Gli stessi termini del vocabolario teorico di ieri sono inapplicabili per la realtà di oggi. L’imperialismo definito da Hobson, Hilferding e Lenin non serve per definire la tendenza verso l’espansione territoriale del collettivismo burocratico staliniano. Allo stesso modo che la definizione della guerra 1914-1918, “guerra imperialista”, nella sua giusta semplicità, non può più essere applicato all’attuale guerra mondiale, che affronta sistemi sociali di struttura diversa su uno sfondo di trasformazione generale della economia, mescolando i fattori imperialisti con elementi contraddittori di guerra civile; e che tende fortemente a una riorganizzazione del mondo, su altre basi che quelle del capitalismo e dell’imperialismo.

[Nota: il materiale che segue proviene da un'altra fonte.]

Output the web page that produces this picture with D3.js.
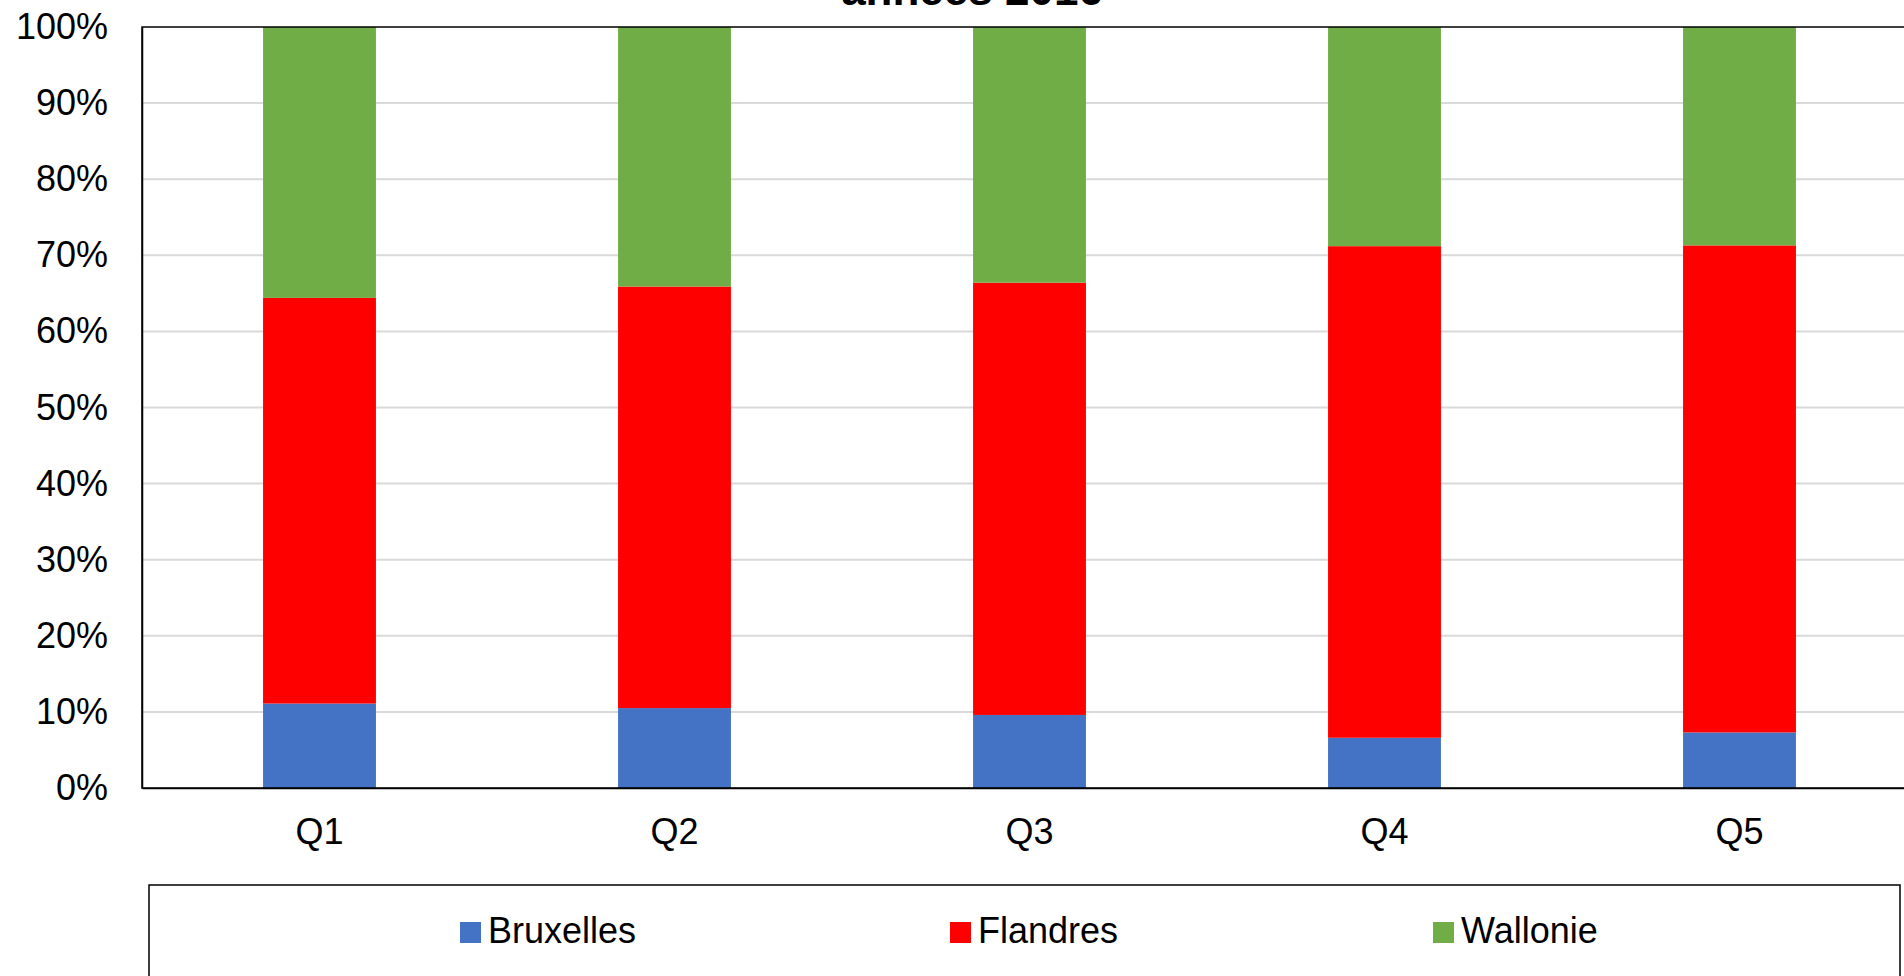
<!DOCTYPE html>
<html>
<head>
<meta charset="utf-8">
<script src="https://cdnjs.cloudflare.com/ajax/libs/d3/7.8.5/d3.min.js"></script>
<style>
  html, body { margin: 0; padding: 0; background: #fff; overflow: hidden; }
  svg { display: block; font-family: "Liberation Sans", Arial, sans-serif; }
</style>
</head>
<body>
<svg id="chart" width="1904" height="976"></svg>
<script>
const categories = ["Q1", "Q2", "Q3", "Q4", "Q5"];
const seriesNames = ["Bruxelles", "Flandres", "Wallonie"];
const bruxelles = [11.1, 10.5, 9.6, 6.6, 7.3];
const flandres = [53.3, 55.4, 56.8, 64.6, 64.0];
const wallonie = [35.6, 34.1, 33.6, 28.8, 28.7];
const yTicks = [0, 10, 20, 30, 40, 50, 60, 70, 80, 90, 100];
const titleText = "années 2016";
const colors = ["#4472C4", "#FF0000", "#70AD47"];

const svg = d3.select("#chart");
const plot = { left: 142, top: 27, right: 1917, bottom: 788 };

const x = d3.scaleBand().domain(categories)
  .range([plot.left, plot.right]).paddingInner(0.682).paddingOuter(0.341);
const y = d3.scaleLinear().domain([0, 100]).range([plot.bottom, plot.top]);

// title (mostly clipped above the viewport, as in the reference)
svg.append("text").attr("x", 972).attr("y", 5).attr("text-anchor", "middle")
  .attr("font-size", 44).attr("font-weight", "bold").attr("fill", "#000")
  .text(titleText);

// gridlines
svg.append("g").selectAll("line").data(yTicks.filter(d => d > 0 && d < 100)).join("line")
  .attr("x1", plot.left).attr("x2", plot.right)
  .attr("y1", d => y(d)).attr("y2", d => y(d))
  .attr("stroke", "#d9d9d9").attr("stroke-width", 2);

// stacked data
const rows = categories.map((c, i) => ({ cat: c, Bruxelles: bruxelles[i], Flandres: flandres[i], Wallonie: wallonie[i] }));
const stack = d3.stack().keys(seriesNames)(rows);

svg.append("g").selectAll("g").data(stack).join("g")
  .attr("fill", (d, i) => colors[i])
  .selectAll("rect").data(d => d).join("rect")
  .attr("x", d => x(d.data.cat))
  .attr("width", x.bandwidth())
  .attr("y", d => y(Math.min(100, d[1])))
  .attr("height", d => y(d[0]) - y(Math.min(100, d[1])));

// plot frame
svg.append("rect").attr("x", plot.left).attr("y", plot.top)
  .attr("width", plot.right - plot.left).attr("height", plot.bottom - plot.top)
  .attr("fill", "none").attr("stroke", "#000").attr("stroke-width", 1.5);

// y axis labels
const yAxis = d3.axisLeft(y).tickValues(yTicks).tickSize(0).tickPadding(34)
  .tickFormat(d => d + "%");
const gy = svg.append("g").attr("transform", `translate(${plot.left},0)`).call(yAxis);
gy.select(".domain").attr("stroke", "#000").attr("stroke-width", 1.5);
gy.selectAll("text").attr("font-size", 36).attr("fill", "#000")
  .attr("font-family", "'Liberation Sans', Arial, sans-serif");

// x axis labels
const xAxis = d3.axisBottom(x).tickSize(0).tickPadding(30);
const gx = svg.append("g").attr("transform", `translate(0,${plot.bottom})`).call(xAxis);
gx.select(".domain").attr("stroke", "#000").attr("stroke-width", 1.5);
gx.selectAll("text").attr("font-size", 36).attr("fill", "#000")
  .attr("font-family", "'Liberation Sans', Arial, sans-serif");

// legend
const legend = svg.append("g");
legend.append("rect").attr("x", 149).attr("y", 885).attr("width", 1751).attr("height", 130)
  .attr("fill", "#fff").attr("stroke", "#000").attr("stroke-width", 1.5);
const legendX = [460, 950, 1433];
const li = legend.selectAll("g.item").data(seriesNames).join("g").attr("class", "item")
  .attr("transform", (d, i) => `translate(${legendX[i]},0)`);
li.append("rect").attr("x", 0).attr("y", 922).attr("width", 21).attr("height", 21)
  .attr("fill", (d, i) => colors[i]);
li.append("text").attr("x", 28).attr("y", 943).attr("font-size", 36).attr("fill", "#000")
  .text(d => d);
</script>
</body>
</html>
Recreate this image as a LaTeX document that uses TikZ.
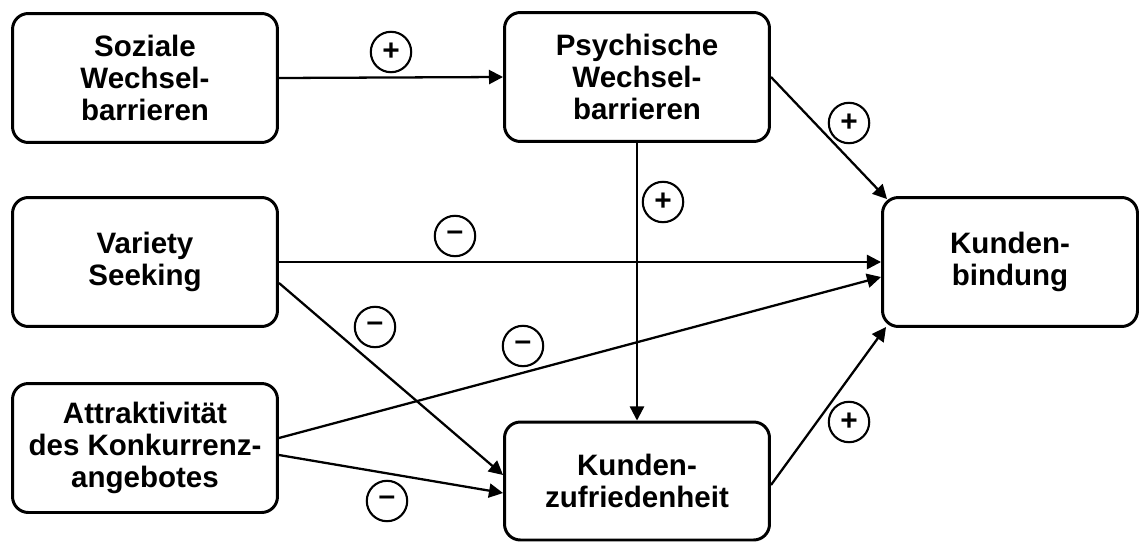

Il pericolo è grande per il movimento socialista che rappresenta la più chiara coscienza delle necessitù storiche e delle necessità  dell’uomo moderno. Il pericolo è quello di rimanere schiavo delle vecchie parole in una epoca nella quale la realtà  impone brutalmente, per il pensiero e l’azione efficace, il riconoscimento di nuovi fatti e la necessità di un impulso creativo.